Political economy further conditions these structural features. North (1990) emphasizes that institutions shape economic incentives and long-term performance trajectories. Olson (1982) argues that organized interest groups can generate structural rigidities that impede adaptation. In SME-dominant systems where political responsiveness to sectoral lobbies is high, reform incentives may weaken, reinforcing equilibrium at moderate institutional complexity.

The combined effect may produce what could be termed a medium-complexity equilibrium: competitive in specialized niches, yet constrained in scaling institutionalized managerial and AI-driven governance.

The structural question is therefore not technological capability, but institutional depth.

📚 Reference List

Agrawal, A., Gans, J., & Goldfarb, A. (2018). Prediction machines: The simple economics of artificial intelligence. Harvard Business Review Press.

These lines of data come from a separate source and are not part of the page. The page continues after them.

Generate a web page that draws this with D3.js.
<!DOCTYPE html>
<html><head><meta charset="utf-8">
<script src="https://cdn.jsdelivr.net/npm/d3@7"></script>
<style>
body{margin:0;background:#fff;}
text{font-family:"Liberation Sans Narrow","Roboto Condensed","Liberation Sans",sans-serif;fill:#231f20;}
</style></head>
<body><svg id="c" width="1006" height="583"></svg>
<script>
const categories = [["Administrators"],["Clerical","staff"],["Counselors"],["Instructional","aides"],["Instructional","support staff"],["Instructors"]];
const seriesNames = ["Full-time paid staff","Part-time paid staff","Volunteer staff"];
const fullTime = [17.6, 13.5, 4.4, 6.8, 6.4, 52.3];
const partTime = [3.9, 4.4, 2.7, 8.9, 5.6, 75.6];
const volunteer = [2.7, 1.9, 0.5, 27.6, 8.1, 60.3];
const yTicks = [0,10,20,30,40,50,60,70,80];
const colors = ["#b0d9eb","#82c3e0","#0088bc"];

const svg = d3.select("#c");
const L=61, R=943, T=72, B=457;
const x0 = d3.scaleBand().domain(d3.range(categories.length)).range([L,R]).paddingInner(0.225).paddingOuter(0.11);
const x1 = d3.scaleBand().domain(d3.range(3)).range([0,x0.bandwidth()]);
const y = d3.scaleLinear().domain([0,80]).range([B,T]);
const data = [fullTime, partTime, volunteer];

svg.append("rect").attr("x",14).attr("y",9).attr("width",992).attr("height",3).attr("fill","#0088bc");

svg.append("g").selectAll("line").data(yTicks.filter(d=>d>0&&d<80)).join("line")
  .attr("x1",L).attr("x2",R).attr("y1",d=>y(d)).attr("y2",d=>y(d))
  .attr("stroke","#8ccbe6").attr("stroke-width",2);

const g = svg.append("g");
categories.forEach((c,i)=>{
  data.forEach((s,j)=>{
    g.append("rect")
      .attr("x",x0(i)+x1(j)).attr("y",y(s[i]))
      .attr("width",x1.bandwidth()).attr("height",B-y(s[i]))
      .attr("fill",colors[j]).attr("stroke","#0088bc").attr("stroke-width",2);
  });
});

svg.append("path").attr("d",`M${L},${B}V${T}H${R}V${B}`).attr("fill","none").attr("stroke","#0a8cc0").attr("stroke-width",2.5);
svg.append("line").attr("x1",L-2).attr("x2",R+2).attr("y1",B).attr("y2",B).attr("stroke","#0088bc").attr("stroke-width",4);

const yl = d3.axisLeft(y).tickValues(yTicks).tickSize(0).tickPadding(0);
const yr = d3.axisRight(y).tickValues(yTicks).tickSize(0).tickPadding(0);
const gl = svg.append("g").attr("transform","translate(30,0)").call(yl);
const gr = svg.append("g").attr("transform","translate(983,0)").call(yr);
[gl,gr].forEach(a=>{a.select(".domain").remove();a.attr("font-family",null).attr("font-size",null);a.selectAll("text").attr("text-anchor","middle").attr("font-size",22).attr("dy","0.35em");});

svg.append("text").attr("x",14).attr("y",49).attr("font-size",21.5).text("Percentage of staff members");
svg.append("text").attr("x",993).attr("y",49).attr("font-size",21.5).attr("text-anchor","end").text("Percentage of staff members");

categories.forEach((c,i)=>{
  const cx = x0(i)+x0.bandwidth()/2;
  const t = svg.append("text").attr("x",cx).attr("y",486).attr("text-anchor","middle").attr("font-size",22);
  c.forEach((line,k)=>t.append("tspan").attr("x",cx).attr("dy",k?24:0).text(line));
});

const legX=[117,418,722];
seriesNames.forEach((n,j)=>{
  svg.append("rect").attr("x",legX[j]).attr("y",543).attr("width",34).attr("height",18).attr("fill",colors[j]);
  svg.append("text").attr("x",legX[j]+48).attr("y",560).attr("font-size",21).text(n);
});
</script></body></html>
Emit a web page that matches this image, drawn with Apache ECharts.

Brynjolfsson, E., & McAfee, A. (2014). The second machine age: Work, progress, and prosperity in a time of brilliant technologies. W. W. Norton & Company.

Chandler, A. D. (1962). Strategy and structure: Chapters in the history of the industrial enterprise. MIT Press.

Gersick, K. E., Davis, J. A., McCollom Hampton, M., & Lansberg, I. (1997). Generation to generation: Life cycles of the family business. Harvard Business School Press.

North, D. C. (1990). Institutions, institutional change, and economic performance. Cambridge University Press.

Olson, M. (1982). The rise and decline of nations: Economic growth, stagflation, and social rigidities. Yale University Press.

Teece, D. J. (2009). Dynamic capabilities and strategic management: Organizing for innovation and growth. Oxford University Press.